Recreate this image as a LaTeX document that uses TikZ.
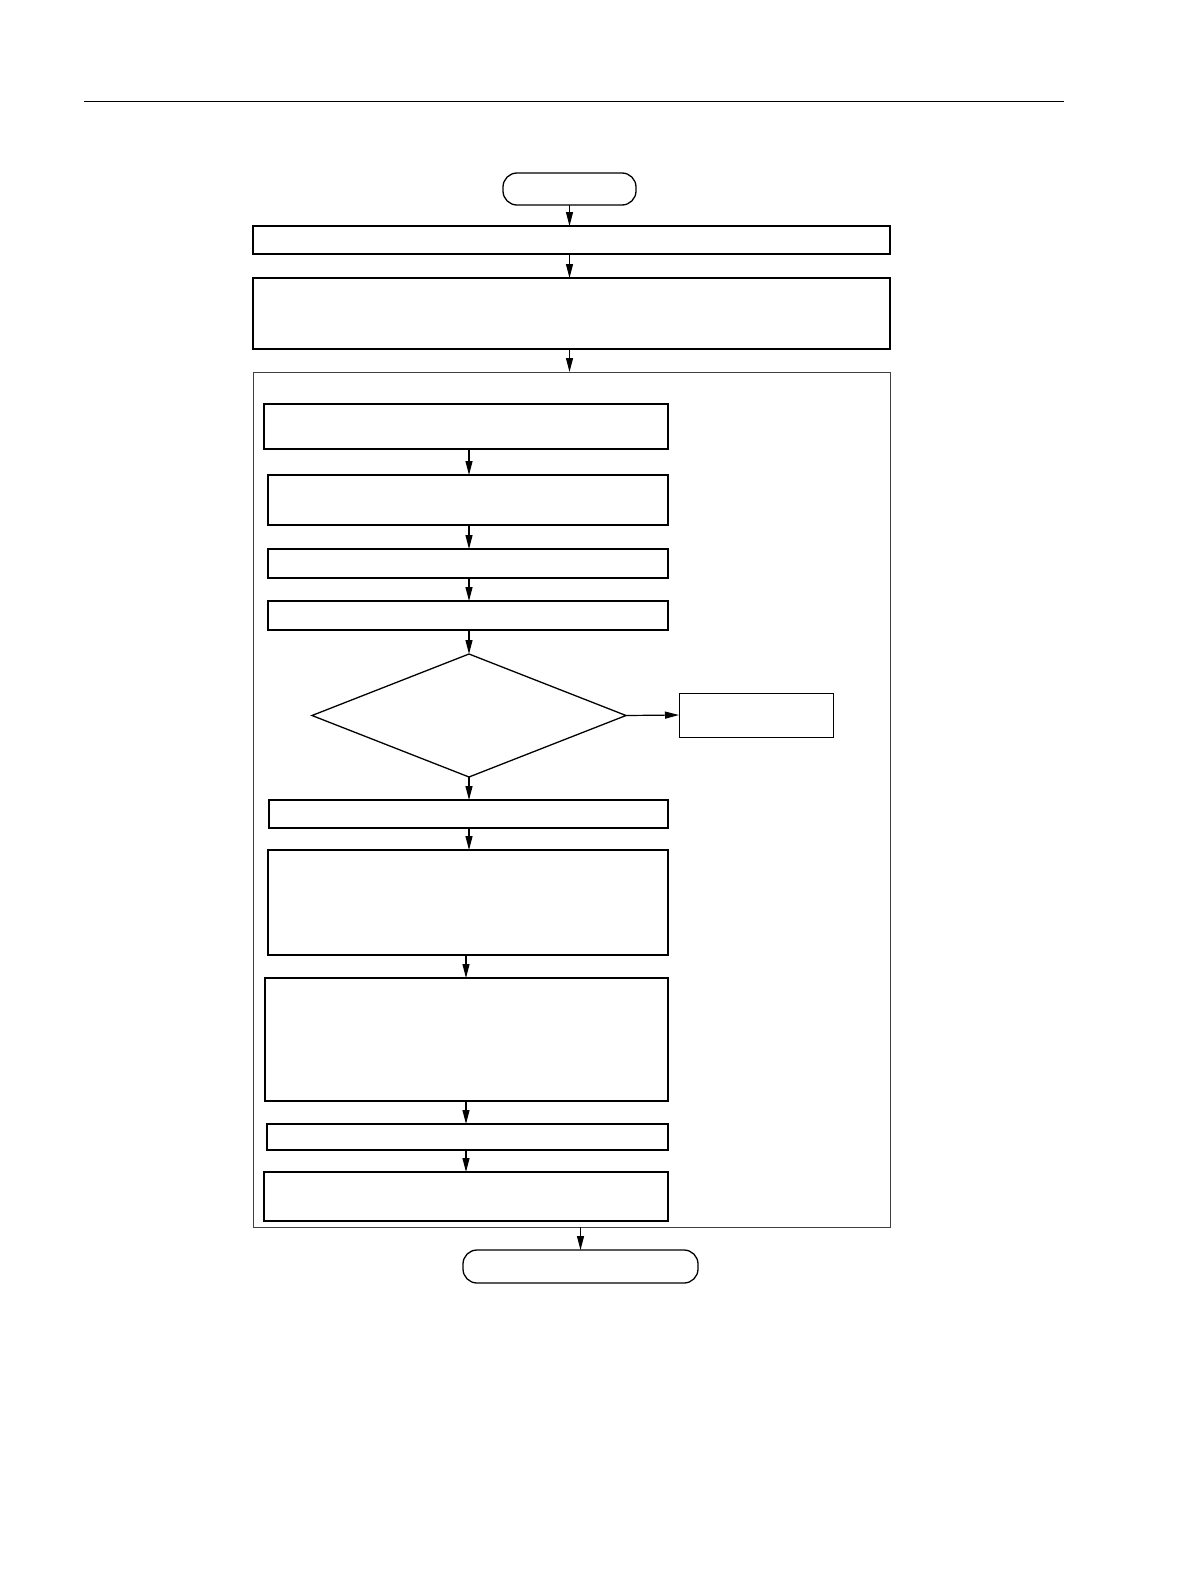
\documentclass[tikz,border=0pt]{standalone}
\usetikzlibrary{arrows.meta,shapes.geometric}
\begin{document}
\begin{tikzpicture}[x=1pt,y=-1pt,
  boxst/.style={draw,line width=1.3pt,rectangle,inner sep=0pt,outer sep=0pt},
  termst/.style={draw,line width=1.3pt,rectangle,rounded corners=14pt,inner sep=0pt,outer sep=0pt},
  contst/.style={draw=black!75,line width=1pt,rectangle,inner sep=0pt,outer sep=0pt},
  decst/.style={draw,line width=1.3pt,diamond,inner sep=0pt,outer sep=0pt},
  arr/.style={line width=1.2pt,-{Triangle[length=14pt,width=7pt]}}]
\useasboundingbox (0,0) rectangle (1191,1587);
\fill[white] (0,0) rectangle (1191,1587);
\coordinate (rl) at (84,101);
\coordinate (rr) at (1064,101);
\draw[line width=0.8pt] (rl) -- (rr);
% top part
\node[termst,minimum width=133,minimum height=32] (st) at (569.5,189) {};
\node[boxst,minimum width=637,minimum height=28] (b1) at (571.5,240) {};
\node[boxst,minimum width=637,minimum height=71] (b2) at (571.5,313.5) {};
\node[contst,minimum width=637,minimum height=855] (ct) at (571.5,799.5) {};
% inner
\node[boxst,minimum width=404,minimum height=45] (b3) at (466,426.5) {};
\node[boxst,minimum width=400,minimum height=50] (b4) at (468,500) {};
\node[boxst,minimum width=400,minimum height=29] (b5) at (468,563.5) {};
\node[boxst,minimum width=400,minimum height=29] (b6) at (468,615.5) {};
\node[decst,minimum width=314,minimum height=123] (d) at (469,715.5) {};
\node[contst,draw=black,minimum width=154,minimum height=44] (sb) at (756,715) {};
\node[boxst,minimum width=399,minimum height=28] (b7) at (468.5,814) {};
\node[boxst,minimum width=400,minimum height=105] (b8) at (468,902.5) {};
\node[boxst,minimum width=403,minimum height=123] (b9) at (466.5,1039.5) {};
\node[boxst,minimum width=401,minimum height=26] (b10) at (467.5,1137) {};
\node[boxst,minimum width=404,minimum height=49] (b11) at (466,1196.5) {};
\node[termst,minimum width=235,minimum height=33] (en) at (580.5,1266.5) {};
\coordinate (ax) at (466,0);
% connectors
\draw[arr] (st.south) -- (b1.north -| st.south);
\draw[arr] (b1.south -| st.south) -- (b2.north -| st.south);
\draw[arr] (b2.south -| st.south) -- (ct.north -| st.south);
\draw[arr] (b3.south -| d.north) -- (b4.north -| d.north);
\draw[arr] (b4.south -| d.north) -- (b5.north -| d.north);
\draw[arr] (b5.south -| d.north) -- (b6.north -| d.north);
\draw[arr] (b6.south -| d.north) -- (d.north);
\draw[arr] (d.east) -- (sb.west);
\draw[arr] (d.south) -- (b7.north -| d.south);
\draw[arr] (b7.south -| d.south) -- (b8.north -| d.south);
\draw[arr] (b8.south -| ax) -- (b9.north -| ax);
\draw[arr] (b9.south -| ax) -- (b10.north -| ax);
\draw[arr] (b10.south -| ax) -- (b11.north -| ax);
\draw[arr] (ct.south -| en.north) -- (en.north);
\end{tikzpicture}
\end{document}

**Aim of the task:** Omit the pictures, and quote the material above exactly as given.

**Written response:**
Recreate this image as a LaTeX document that uses TikZ.
\documentclass[tikz,border=0pt]{standalone}
\usetikzlibrary{arrows.meta,shapes.geometric}
\begin{document}
\begin{tikzpicture}[x=1pt,y=-1pt,
  boxst/.style={draw,line width=1.3pt,rectangle,inner sep=0pt,outer sep=0pt},
  termst/.style={draw,line width=1.3pt,rectangle,rounded corners=14pt,inner sep=0pt,outer sep=0pt},
  contst/.style={draw=black!75,line width=1pt,rectangle,inner sep=0pt,outer sep=0pt},
  decst/.style={draw,line width=1.3pt,diamond,inner sep=0pt,outer sep=0pt},
  arr/.style={line width=1.2pt,-{Triangle[length=14pt,width=7pt]}}]
\useasboundingbox (0,0) rectangle (1191,1587);
\fill[white] (0,0) rectangle (1191,1587);
\coordinate (rl) at (84,101);
\coordinate (rr) at (1064,101);
\draw[line width=0.8pt] (rl) -- (rr);
% top part
\node[termst,minimum width=133,minimum height=32] (st) at (569.5,189) {};
\node[boxst,minimum width=637,minimum height=28] (b1) at (571.5,240) {};
\node[boxst,minimum width=637,minimum height=71] (b2) at (571.5,313.5) {};
\node[contst,minimum width=637,minimum height=855] (ct) at (571.5,799.5) {};
% inner
\node[boxst,minimum width=404,minimum height=45] (b3) at (466,426.5) {};
\node[boxst,minimum width=400,minimum height=50] (b4) at (468,500) {};
\node[boxst,minimum width=400,minimum height=29] (b5) at (468,563.5) {};
\node[boxst,minimum width=400,minimum height=29] (b6) at (468,615.5) {};
\node[decst,minimum width=314,minimum height=123] (d) at (469,715.5) {};
\node[contst,draw=black,minimum width=154,minimum height=44] (sb) at (756,715) {};
\node[boxst,minimum width=399,minimum height=28] (b7) at (468.5,814) {};
\node[boxst,minimum width=400,minimum height=105] (b8) at (468,902.5) {};
\node[boxst,minimum width=403,minimum height=123] (b9) at (466.5,1039.5) {};
\node[boxst,minimum width=401,minimum height=26] (b10) at (467.5,1137) {};
\node[boxst,minimum width=404,minimum height=49] (b11) at (466,1196.5) {};
\node[termst,minimum width=235,minimum height=33] (en) at (580.5,1266.5) {};
\coordinate (ax) at (466,0);
% connectors
\draw[arr] (st.south) -- (b1.north -| st.south);
\draw[arr] (b1.south -| st.south) -- (b2.north -| st.south);
\draw[arr] (b2.south -| st.south) -- (ct.north -| st.south);
\draw[arr] (b3.south -| d.north) -- (b4.north -| d.north);
\draw[arr] (b4.south -| d.north) -- (b5.north -| d.north);
\draw[arr] (b5.south -| d.north) -- (b6.north -| d.north);
\draw[arr] (b6.south -| d.north) -- (d.north);
\draw[arr] (d.east) -- (sb.west);
\draw[arr] (d.south) -- (b7.north -| d.south);
\draw[arr] (b7.south -| d.south) -- (b8.north -| d.south);
\draw[arr] (b8.south -| ax) -- (b9.north -| ax);
\draw[arr] (b9.south -| ax) -- (b10.north -| ax);
\draw[arr] (b10.south -| ax) -- (b11.north -| ax);
\draw[arr] (ct.south -| en.north) -- (en.north);
\end{tikzpicture}
\end{document}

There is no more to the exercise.